__WHAT IS REQUIRED__. Your copy of the material below should match it exactly, except that it holds no pictures.

__MATERIAL__.
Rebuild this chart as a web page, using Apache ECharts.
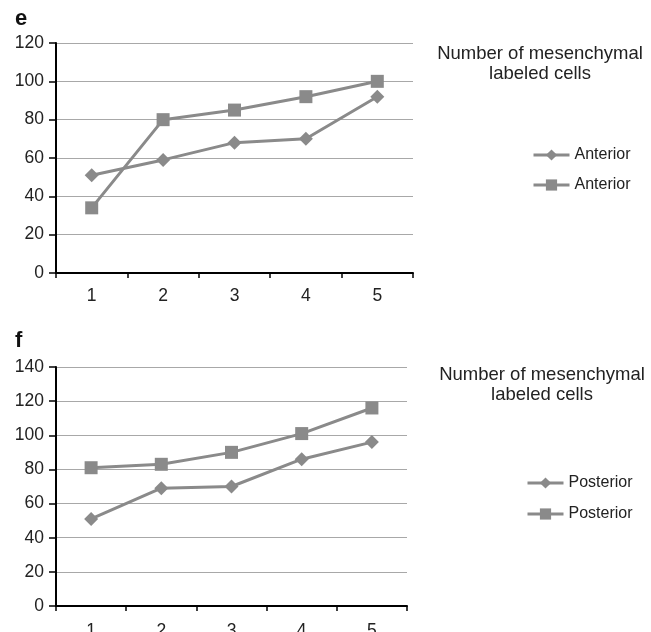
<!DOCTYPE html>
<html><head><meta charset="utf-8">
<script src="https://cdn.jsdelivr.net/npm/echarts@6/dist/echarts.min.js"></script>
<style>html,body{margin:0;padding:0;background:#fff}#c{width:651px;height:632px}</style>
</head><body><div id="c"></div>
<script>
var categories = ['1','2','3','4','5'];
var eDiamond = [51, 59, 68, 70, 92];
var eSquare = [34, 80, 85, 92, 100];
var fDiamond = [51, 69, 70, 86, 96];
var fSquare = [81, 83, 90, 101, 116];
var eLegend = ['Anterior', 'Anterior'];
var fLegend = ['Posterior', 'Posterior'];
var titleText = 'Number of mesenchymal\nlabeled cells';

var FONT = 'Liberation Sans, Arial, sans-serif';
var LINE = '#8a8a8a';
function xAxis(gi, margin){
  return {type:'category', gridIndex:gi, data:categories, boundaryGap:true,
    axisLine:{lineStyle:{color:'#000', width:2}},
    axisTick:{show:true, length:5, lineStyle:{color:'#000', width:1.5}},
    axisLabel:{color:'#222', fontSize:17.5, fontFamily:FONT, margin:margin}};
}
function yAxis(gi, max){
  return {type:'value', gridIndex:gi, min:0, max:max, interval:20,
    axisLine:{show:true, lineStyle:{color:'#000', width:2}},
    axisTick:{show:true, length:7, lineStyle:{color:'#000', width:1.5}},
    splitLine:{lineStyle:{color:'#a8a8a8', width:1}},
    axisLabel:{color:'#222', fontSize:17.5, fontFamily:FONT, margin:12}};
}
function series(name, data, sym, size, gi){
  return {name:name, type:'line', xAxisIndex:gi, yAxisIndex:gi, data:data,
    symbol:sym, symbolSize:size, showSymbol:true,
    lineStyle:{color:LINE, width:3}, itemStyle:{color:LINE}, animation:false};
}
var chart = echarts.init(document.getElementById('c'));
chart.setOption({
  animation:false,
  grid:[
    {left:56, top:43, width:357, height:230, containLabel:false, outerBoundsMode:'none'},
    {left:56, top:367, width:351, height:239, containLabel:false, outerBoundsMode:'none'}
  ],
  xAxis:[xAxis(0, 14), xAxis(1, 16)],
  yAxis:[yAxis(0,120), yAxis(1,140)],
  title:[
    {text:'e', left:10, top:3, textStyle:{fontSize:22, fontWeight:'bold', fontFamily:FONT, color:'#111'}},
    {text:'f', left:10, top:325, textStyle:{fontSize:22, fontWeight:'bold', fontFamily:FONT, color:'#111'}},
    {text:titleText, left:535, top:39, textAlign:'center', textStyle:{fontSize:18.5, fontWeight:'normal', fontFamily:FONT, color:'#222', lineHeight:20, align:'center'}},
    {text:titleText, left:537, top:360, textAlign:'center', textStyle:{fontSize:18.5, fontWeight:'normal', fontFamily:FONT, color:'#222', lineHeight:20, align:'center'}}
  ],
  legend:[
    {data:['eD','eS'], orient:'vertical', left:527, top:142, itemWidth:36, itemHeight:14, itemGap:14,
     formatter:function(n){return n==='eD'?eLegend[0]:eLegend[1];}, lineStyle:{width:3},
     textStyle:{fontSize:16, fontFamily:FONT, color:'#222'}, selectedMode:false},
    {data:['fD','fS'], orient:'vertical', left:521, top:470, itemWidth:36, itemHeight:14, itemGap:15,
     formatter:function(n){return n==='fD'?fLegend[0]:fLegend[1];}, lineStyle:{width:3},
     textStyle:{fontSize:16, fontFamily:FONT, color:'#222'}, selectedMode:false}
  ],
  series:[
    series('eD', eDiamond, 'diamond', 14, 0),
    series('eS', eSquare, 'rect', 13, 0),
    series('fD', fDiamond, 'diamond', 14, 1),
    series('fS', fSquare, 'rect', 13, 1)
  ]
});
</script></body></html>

__ANSWER TO THE EXERCISE__.
Rebuild this chart as a web page, using Apache ECharts.
<!DOCTYPE html>
<html><head><meta charset="utf-8">
<script src="https://cdn.jsdelivr.net/npm/echarts@6/dist/echarts.min.js"></script>
<style>html,body{margin:0;padding:0;background:#fff}#c{width:651px;height:632px}</style>
</head><body><div id="c"></div>
<script>
var categories = ['1','2','3','4','5'];
var eDiamond = [51, 59, 68, 70, 92];
var eSquare = [34, 80, 85, 92, 100];
var fDiamond = [51, 69, 70, 86, 96];
var fSquare = [81, 83, 90, 101, 116];
var eLegend = ['Anterior', 'Anterior'];
var fLegend = ['Posterior', 'Posterior'];
var titleText = 'Number of mesenchymal\nlabeled cells';

var FONT = 'Liberation Sans, Arial, sans-serif';
var LINE = '#8a8a8a';
function xAxis(gi, margin){
  return {type:'category', gridIndex:gi, data:categories, boundaryGap:true,
    axisLine:{lineStyle:{color:'#000', width:2}},
    axisTick:{show:true, length:5, lineStyle:{color:'#000', width:1.5}},
    axisLabel:{color:'#222', fontSize:17.5, fontFamily:FONT, margin:margin}};
}
function yAxis(gi, max){
  return {type:'value', gridIndex:gi, min:0, max:max, interval:20,
    axisLine:{show:true, lineStyle:{color:'#000', width:2}},
    axisTick:{show:true, length:7, lineStyle:{color:'#000', width:1.5}},
    splitLine:{lineStyle:{color:'#a8a8a8', width:1}},
    axisLabel:{color:'#222', fontSize:17.5, fontFamily:FONT, margin:12}};
}
function series(name, data, sym, size, gi){
  return {name:name, type:'line', xAxisIndex:gi, yAxisIndex:gi, data:data,
    symbol:sym, symbolSize:size, showSymbol:true,
    lineStyle:{color:LINE, width:3}, itemStyle:{color:LINE}, animation:false};
}
var chart = echarts.init(document.getElementById('c'));
chart.setOption({
  animation:false,
  grid:[
    {left:56, top:43, width:357, height:230, containLabel:false, outerBoundsMode:'none'},
    {left:56, top:367, width:351, height:239, containLabel:false, outerBoundsMode:'none'}
  ],
  xAxis:[xAxis(0, 14), xAxis(1, 16)],
  yAxis:[yAxis(0,120), yAxis(1,140)],
  title:[
    {text:'e', left:10, top:3, textStyle:{fontSize:22, fontWeight:'bold', fontFamily:FONT, color:'#111'}},
    {text:'f', left:10, top:325, textStyle:{fontSize:22, fontWeight:'bold', fontFamily:FONT, color:'#111'}},
    {text:titleText, left:535, top:39, textAlign:'center', textStyle:{fontSize:18.5, fontWeight:'normal', fontFamily:FONT, color:'#222', lineHeight:20, align:'center'}},
    {text:titleText, left:537, top:360, textAlign:'center', textStyle:{fontSize:18.5, fontWeight:'normal', fontFamily:FONT, color:'#222', lineHeight:20, align:'center'}}
  ],
  legend:[
    {data:['eD','eS'], orient:'vertical', left:527, top:142, itemWidth:36, itemHeight:14, itemGap:14,
     formatter:function(n){return n==='eD'?eLegend[0]:eLegend[1];}, lineStyle:{width:3},
     textStyle:{fontSize:16, fontFamily:FONT, color:'#222'}, selectedMode:false},
    {data:['fD','fS'], orient:'vertical', left:521, top:470, itemWidth:36, itemHeight:14, itemGap:15,
     formatter:function(n){return n==='fD'?fLegend[0]:fLegend[1];}, lineStyle:{width:3},
     textStyle:{fontSize:16, fontFamily:FONT, color:'#222'}, selectedMode:false}
  ],
  series:[
    series('eD', eDiamond, 'diamond', 14, 0),
    series('eS', eSquare, 'rect', 13, 0),
    series('fD', fDiamond, 'diamond', 14, 1),
    series('fS', fSquare, 'rect', 13, 1)
  ]
});
</script></body></html>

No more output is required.